= Kenneth P. Ruscio =

University professor and president

Kenneth Patrick Ruscio (1954) is an American university professor of politics, public policy, and leadership. He was elected President of Washington and Lee University on March 7, 2006, serving through the end of 2016 and has been interim president since 11 May 2026. He was previously Dean of the Jepson School of Leadership Studies at the University of Richmond (2002-2006), and, at Washington and Lee, served as Associate Dean of the Williams School of Commerce, Economics, and Politics and as Dean of Freshmen. He has taught courses in leadership, environmental and public policy, American national government, and environmental studies. Ruscio studied at Christian Brothers Academy in Lincroft, New Jersey, until 1972, when he entered Washington and Lee. He earned his Bachelor of Arts from Washington and Lee with a major in politics, with honors, and was elected to Phi Beta Kappa and Omicron Delta Kappa, the national leadership honorary.
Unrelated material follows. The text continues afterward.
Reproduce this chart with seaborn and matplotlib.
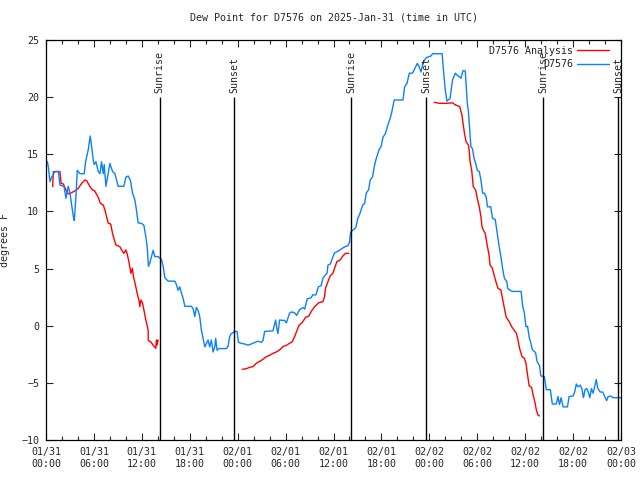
import matplotlib
matplotlib.use("Agg")
import matplotlib.pyplot as plt
import matplotlib.dates as mdates
import seaborn as sns
import pandas as pd

# observed dew point (hours since 2025-01-31 00:00 UTC, deg F)
obs_hours = [0.1, 0.17, 0.29, 0.5, 0.71, 1.13, 1.54, 1.75, 2.25, 2.5, 2.79, 3.0, 3.21, 3.42, 3.54,
             3.75, 3.92, 4.25, 4.79, 4.96, 5.29, 5.54, 5.71, 5.92, 6.04, 6.25, 6.54, 6.75, 6.96,
             7.17, 7.29, 7.5, 7.71, 8.0, 8.33, 8.63, 9.04, 9.75, 10.0, 10.29, 10.58, 10.83, 11.13,
             11.33, 11.54, 11.96, 12.25, 12.5, 12.67, 12.83, 13.0, 13.21, 13.42, 13.63, 14.04,
             14.46, 14.67, 14.88, 15.29, 16.13, 16.33, 16.54, 16.75, 16.96, 17.17, 17.38, 18.2,
             18.42, 18.63, 18.83, 19.04, 19.25, 19.46, 19.67, 19.88, 20.08, 20.29, 20.5, 20.7,
             20.92, 21.13, 21.25, 21.42, 21.63, 22.58, 22.8, 23.0, 23.2, 23.63, 23.92, 24.1,
             24.46, 24.88, 25.3, 25.7, 26.54, 26.96, 27.17, 27.38, 28.42, 28.75, 28.9, 29.04,
             29.25, 29.9, 30.1, 30.5, 30.7, 31.1, 31.4, 31.75, 32.2, 32.4, 32.7, 33.2, 33.4,
             33.8, 34.1, 34.46, 34.67, 35.0, 35.2, 35.3, 35.6, 36.1, 36.5, 36.96, 37.4, 37.8,
             38.0, 38.15, 38.5, 38.8, 39.04, 39.25, 39.67, 39.9, 40.1, 40.4, 40.6, 40.9, 41.1,
             41.3, 41.7, 41.96, 42.2, 42.5, 42.8, 43.1, 43.3, 43.6, 44.7, 44.9, 45.2, 45.5,
             45.9, 46.5, 46.7, 46.96, 47.2, 47.6, 48.2, 48.4, 49.6, 49.8, 50.0, 50.2, 50.6,
             50.9, 51.25, 51.5, 51.75, 51.96, 52.2, 52.5, 52.6, 52.75, 52.9, 53.08, 53.2, 53.4,
             53.6, 53.8, 54.0, 54.25, 54.46, 54.67, 54.9, 55.1, 55.3, 55.7, 55.9, 56.25, 56.5,
             56.75, 56.96, 57.2, 57.4, 57.7, 57.8, 58.0, 58.4, 59.5, 59.67, 59.9, 60.1, 60.3,
             60.5, 60.7, 60.9, 61.3, 61.5, 61.8, 61.96, 62.4, 62.65, 63.15, 63.4, 63.9, 64.1,
             64.3, 64.5, 64.75, 65.3, 65.5, 66.0, 66.2, 66.4, 66.6, 66.9, 67.1, 67.3, 67.5,
             67.7, 67.9, 68.1, 68.3, 68.5, 68.7, 68.9, 69.1, 69.4, 69.7, 70.2, 70.4, 70.7,
             71.0, 72.0]
obs_dewpt = [14.4, 14.35, 13.9, 12.6, 13.0, 13.5, 13.5, 12.3, 12.2, 11.15, 12.2, 11.6, 10.6, 9.55, 9.2,
             11.3, 13.6, 13.3, 13.3, 14.35, 15.4, 16.6, 15.7, 14.5, 14.1, 14.35, 13.5, 13.3, 14.35,
             13.3, 14.1, 12.2, 13.0, 14.2, 13.5, 13.3, 12.2, 12.2, 13.0, 13.1, 12.7, 11.6, 11.0,
             10.1, 9.0, 8.95, 8.8, 7.8, 6.9, 5.2, 5.5, 6.05, 6.6, 6.05, 6.05,
             5.8, 5.2, 4.2, 3.9, 3.9, 3.6, 3.1, 3.4, 2.85, 2.4, 1.7, 1.7,
             1.5, 0.8, 1.6, 1.35, 0.8, -0.4, -1.1, -1.85, -1.55, -1.25, -1.85, -1.25,
             -2.3, -1.85, -1.1, -2.15, -2.0, -2.0, -1.8, -0.95, -0.7, -0.5, -0.5, -1.45,
             -1.55, -1.6, -1.7, -1.6, -1.35, -1.45, -1.3, -0.5, -0.45, 0.5, -0.2, -0.7,
             0.5, 0.45, 0.25, 1.1, 1.2, 1.15, 0.9, 1.4, 1.6, 1.45, 2.35, 2.45, 2.7,
             2.7, 3.4, 3.5, 4.15, 4.45, 4.6, 5.3, 5.4, 6.35, 6.5, 6.7, 6.9, 7.0,
             7.3, 8.2, 8.4, 8.6, 9.4, 9.7, 10.56, 10.7, 11.6, 11.9, 12.75, 13.04, 13.9,
             14.5, 15.4, 15.67, 16.5, 16.8, 17.56, 18.15, 18.7, 19.75, 19.75, 20.9, 21.2, 22.1,
             22.1, 22.96, 22.7, 22.2, 23.0, 23.45, 23.6, 23.8, 23.8, 22.1, 20.6, 19.65, 19.9,
             21.5, 22.1, 21.9, 21.8, 21.65, 22.3, 22.3, 21.2, 19.5, 18.7, 16.8, 15.67, 15.5,
             14.65, 14.2, 13.6, 13.5, 12.75, 11.6, 11.6, 11.3, 10.4, 10.4, 9.4, 9.3, 8.1,
             6.9, 6.05, 4.9, 4.15, 3.85, 3.3, 3.15, 3.0, 3.0, 1.8, 1.1, -0.1, -0.05,
             -1.0, -1.5, -2.1, -2.35, -3.15, -3.5, -4.4, -4.45, -5.6, -5.6, -6.85, -6.85, -6.2,
             -6.9, -6.3, -7.1, -7.1, -6.2, -6.15, -5.8, -5.1, -5.35, -5.2, -5.5, -6.3, -5.6,
             -5.5, -5.8, -6.3, -5.5, -5.9, -5.35, -4.7, -5.5, -5.8, -5.8, -6.55, -6.2, -6.15,
             -6.3, -6.3]

# analysis dew point, three separate runs
ana_hours = [0.83, 0.92, 1.75, 1.88, 2.17, 2.5, 2.79, 3.2, 3.6, 4.04, 4.46, 4.88, 5.08, 5.5, 5.83,
             6.1, 6.54, 6.8, 7.17, 7.38, 7.58, 7.8, 8.1, 8.33, 8.5, 8.75, 9.25, 9.46, 9.75, 10.0,
             10.17, 10.42, 10.63, 10.8, 10.96, 11.2, 11.42, 11.63, 11.75, 11.88, 12.08, 12.3, 12.5,
             12.79, 12.8, 13.1, 13.4, 13.75, 13.83, 13.9, 14.04,
             24.58, 25.08, 25.5, 25.92, 26.33, 26.75, 27.17, 27.58, 28.0, 28.42, 28.83, 29.25,
             29.67, 30.08, 30.5, 30.83, 31.13, 31.42, 31.67, 32.08, 32.5, 32.92, 33.2, 33.63,
             34.17, 34.67, 34.88, 35.0, 35.3, 35.58, 35.92, 36.13, 36.42, 36.83, 37.17, 37.5, 37.92,
             48.6, 49.25, 50.1, 50.9, 51.3, 51.8, 52.08, 52.25, 52.4, 52.6, 52.9, 53.0, 53.1,
             53.3, 53.4, 53.5, 53.8, 54.0, 54.25, 54.46, 54.6, 54.75, 55.0, 55.2, 55.4, 55.5,
             55.6, 55.9, 56.1, 56.4, 56.6, 56.96, 57.2, 57.4, 57.6, 57.8, 58.0, 58.3, 58.6,
             58.9, 59.1, 59.3, 59.6, 59.9, 60.1, 60.3, 60.5, 60.8, 61.0, 61.25, 61.4, 61.6, 61.8]
ana_dewpt = [12.17, 13.48, 13.48, 12.46, 12.4, 11.88, 11.53, 11.64, 11.79, 12.02, 12.46, 12.75, 12.7,
             12.17, 11.88, 11.79, 11.23, 10.71, 10.56, 10.13, 9.54, 8.96, 8.9, 8.08, 7.65, 7.06,
             6.92, 6.63, 6.33, 6.63, 6.28, 5.46, 4.58, 5.02, 4.29, 3.56, 2.83, 2.25, 1.67, 2.25,
             2.02, 1.23, 0.5, -0.37, -1.3, -1.4, -1.69, -1.98, -1.25, -1.69, -1.25,
             -3.82, -3.76, -3.64, -3.58, -3.29, -3.12, -2.94, -2.71, -2.59, -2.42, -2.3, -2.12,
             -1.83, -1.72, -1.54, -1.4, -0.96, -0.43, 0.03, 0.27, 0.73, 0.85, 1.23, 1.67,
             2.02, 2.1, 2.54, 3.27, 3.85, 4.35, 4.58, 5.02, 5.6, 5.75, 6.1, 6.33, 6.33,
             19.55, 19.46, 19.46, 19.5, 19.31, 19.17, 18.44, 17.56, 16.83, 16.1, 15.8, 15.23,
             14.35, 13.63, 12.9, 12.17, 11.88, 11.15, 10.42, 9.54, 8.67, 8.38, 8.08, 7.21, 6.48,
             6.04, 5.31, 5.02, 4.44, 3.71, 3.27, 3.13, 2.25, 1.52, 0.8, 0.56, 0.36, -0.08, -0.37,
             -0.66, -1.25, -1.98, -2.7, -2.85, -3.29, -4.31, -5.27, -5.39, -6.06, -6.79, -7.37,
             -7.81, -7.9]

sun_events = ["Sunrise", "Sunset", "Sunrise", "Sunset", "Sunrise", "Sunset"]
sun_times = ["2025-01-31 14:15", "2025-01-31 23:36", "2025-02-01 14:15",
             "2025-02-01 23:37", "2025-02-02 14:14", "2025-02-02 23:38"]

start = pd.Timestamp("2025-01-31 00:00")
end = pd.Timestamp("2025-02-03 00:00")

obs = pd.DataFrame({"hours": obs_hours, "dewpt": obs_dewpt, "series": "D7576"})
ana = pd.DataFrame({"hours": ana_hours, "dewpt": ana_dewpt, "series": "D7576 Analysis"})
obs["run"] = 0
ana["run"] = (ana["hours"].diff() > 2).cumsum() + 1
df = pd.concat([ana, obs], ignore_index=True)
df["time"] = start + pd.to_timedelta(df["hours"], unit="h")

sns.set_style("ticks")
plt.rcParams["font.family"] = ["DejaVu Sans Mono"]
plt.rcParams["font.size"] = 7.2

fig = plt.figure(figsize=(6.4, 4.8), dpi=100)
ax = fig.add_axes([46 / 640, 40 / 480, 575 / 640, 400 / 480])

sns.lineplot(data=df, x="time", y="dewpt", hue="series", units="run", estimator=None,
             sort=False, palette={"D7576 Analysis": "#ff0000", "D7576": "#0a80ff"},
             linewidth=1.0, ax=ax)

for ev, t in zip(sun_events, sun_times):
    tt = pd.Timestamp(t)
    ax.vlines(tt, -10, 20, color="black", linewidth=1.0)
    ax.text(tt, 20.4, ev, rotation=90, ha="center", va="bottom", fontsize=7.2)

ax.set_xlim(start, end)
ax.set_ylim(-10, 25)
ax.set_yticks(range(-10, 26, 5))
ax.xaxis.set_major_locator(mdates.HourLocator(byhour=[0, 6, 12, 18]))
ax.xaxis.set_minor_locator(mdates.HourLocator(interval=2))
ax.xaxis.set_major_formatter(mdates.DateFormatter("%m/%d\n%H:%M"))
ax.tick_params(which="both", direction="in", top=True, right=True, width=0.8, labelsize=7.2)
ax.tick_params(axis="x", which="major", length=5, pad=5)
ax.tick_params(axis="x", which="minor", length=3)
ax.tick_params(axis="y", length=5, pad=5)
for s in ax.spines.values():
    s.set_linewidth(0.9)
    s.set_color("black")

ax.set_xlabel("")
ax.set_ylabel("degrees F", fontsize=7.2)
ax.yaxis.set_label_coords(-36 / 575, 0.5)
ax.set_title("Dew Point for D7576 on 2025-Jan-31 (time in UTC)", fontsize=7.2, pad=14)

leg = ax.legend(loc="upper right", frameon=False, markerfirst=False, fontsize=7.2,
                handlelength=3.2, handletextpad=0.4, labelspacing=0.35,
                borderaxespad=0.2, bbox_to_anchor=(0.99, 1.0))

fig.savefig("out.png", dpi=100)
He went on to earn a Master of Public Administration (1978) and a Ph.D. (1983) from Syracuse University's Maxwell School of Citizenship and Public Affairs.

Ruscio is the author of 'The Leadership Dilemma in Modern Democracy, has served two terms (2002-2006) as president of Omicron Delta Kappa and was president of the Virginia Foundation of Independent Colleges from 2017-2019.